Despite the public prominence of the property rights argument, there is actually nothing novel or particularly controversial about the conclusion that the Takings Clause was limited to physical seizures. With some notable exceptions, prominent legal scholars of all shades of political opinion--including such leading conservatives as former judge Robert Bork and former Solicitor General Charles Fried--support the conclusion that the property rights argument has no plausible foundation in the original understanding of the Takings Clause. Justice Scalia, the Supreme Court Justice who most consistently argues for a broad reading of the Takings Clause, has acknowledged that until well into the twentieth century, "it was generally understood that the Takings Clause reached only a ‘direct appropriation' of property or [its] functional equivalent...." Lucas v. South Carolina Coastal Council, 505 U.S. 1003, 1114 (1992). The only remarkable aspect of the original understanding of the Takings Clause is how rarely the original understanding of this clause is taken into account in political and legal debates over property rights.

Plain Language

Despite all the controversy about its meaning, the language of the Takings Clause--"nor shall private property be taken for public use, without just compensation"--is perfectly straightforward. Compensation is necessary only when property is "taken." In other words, the only time when the government must compensate the property owner is when it physically seizes the property. The text does not require compensation when regulations diminish the value of property. Indeed, the clause does not even mention regulations.

Proponents of a broad reading of the Takings Clause counter that, at the time of the ratification of the Takings Clause, "property" sometimes meant "anything of value." Thus, according to this view, whenever the government diminishes the value of property through regulation, the Takings Clause can properly be read to require payment of compensation.

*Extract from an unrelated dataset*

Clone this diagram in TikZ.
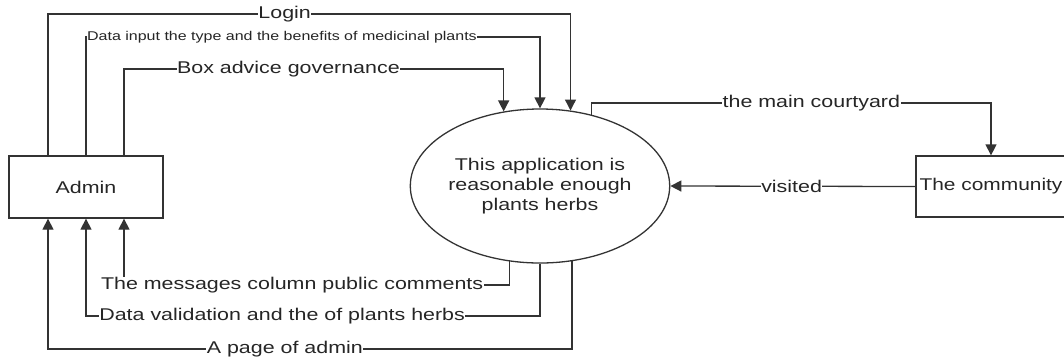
\documentclass[tikz,border=0pt]{standalone}
\usepackage{fontspec}
\setmainfont{Liberation Sans}
\usepackage{graphicx}
\usetikzlibrary{positioning,calc,shapes.geometric,arrows.meta}
\newcommand{\wtxt}[1]{\scalebox{1.26}[1]{#1}}

\begin{document}
\begin{tikzpicture}[x=1pt,y=-1pt,
  entity/.style={rectangle,draw=black!80,line width=1.3pt,minimum width=154pt,minimum height=62pt,inner sep=0pt,font=\fontsize{17}{20}\selectfont,text=black!85},
  proc/.style={ellipse,draw=black!80,line width=1.3pt,minimum width=190pt,minimum height=154pt,inner sep=0pt,align=center,font=\fontsize{17}{20}\selectfont,text=black!85},
  flow/.style={-{Triangle[length=11pt,width=11pt]},line width=1.3pt,black!80},
  lbl/.style={fill=white,inner sep=0.5pt,font=\fontsize{17}{20}\selectfont,text=black!85},
  smalllbl/.style={lbl,font=\fontsize{12.7}{15}\selectfont},
]
\clip (0,0) rectangle (1064,360);

% Entities and process
\node[entity] (admin) at (86,187) {\wtxt{Admin}};
\node[proc] (app) at (540,186) {\wtxt{This application is}\\\wtxt{reasonable enough}\\\wtxt{plants herbs}};
\node[entity,minimum width=150pt,minimum height=61pt] (comm) at (991,186.5) {\scalebox{1.23}[1]{The community}};

% Corner points of the flows
\coordinate (loginL) at (48,14);
\coordinate (inputL) at (86,37);
\coordinate (adviceL) at (124,69);
\coordinate (yardlvl) at (0,103);
\coordinate (msgL) at (124,285);
\coordinate (validL) at (86,316);
\coordinate (pageL) at (48,349);

% Admin -> application
\draw[flow] (admin.north -| loginL) -- (loginL) -| node[lbl,pos=0.2265] {\wtxt{Login}} (app.68);
\draw[flow] (admin.north -| inputL) -- (inputL) -| node[smalllbl,pos=0,anchor=west] {\wtxt{Data input the type and the benefits of medicinal plants}} (app.90);
\draw[flow] (admin.north -| adviceL) -- (adviceL) -| node[lbl,pos=0.2165] {\wtxt{Box advice governance}} (app.116);

% Application <-> community
\draw[flow] (app.54) -- (app.54 |- yardlvl) -| node[lbl,pos=0.275] {\wtxt{the main courtyard}} (comm.north);
\draw[flow] (comm.west) -- node[lbl,pos=0.505] {\wtxt{visited}} (app.east);

% Application -> admin
\draw[flow] (app.-112) |- node[lbl,pos=0.782] {\wtxt{The messages column public comments}} (msgL) -- (admin.south -| msgL);
\draw[flow] (app.south) |- node[lbl,pos=0.784] {\wtxt{Data validation and the of plants herbs}} (validL) -- (admin.south -| validL);
\draw[flow] (app.-67) |- node[lbl,pos=0.774] {\wtxt{A page of admin}} (pageL) -- (admin.south -| pageL);
\end{tikzpicture}
\end{document}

The problem with this view is that it ignores a critical part of the clause, the word "taken." "Take" means, and meant at the time the Fifth Amendment was ratified, "physically seize," not "diminish in value." All the debate among judges, scholars, policy-makers, and politicians about precisely what the Takings Clause means tends to obscure this obvious point, but it can be illustrated with a simple example. If I tell my daughter that she cannot play with her ball in the house, she has lost something of value--the right to play with the ball in the house. I have regulated what she can do with the ball, but I haven't "taken" it. She is still free to play with it outside. I only "take" her ball when I physically seize it. Only a child immersed in the literature of the property rights movement would argue otherwise. The plain language of the Takings Clause is to the same effect. Even if the word "property" is read to cover anything of value, compensation is owed only when property is "taken." Regulations, by their nature, are not "takings."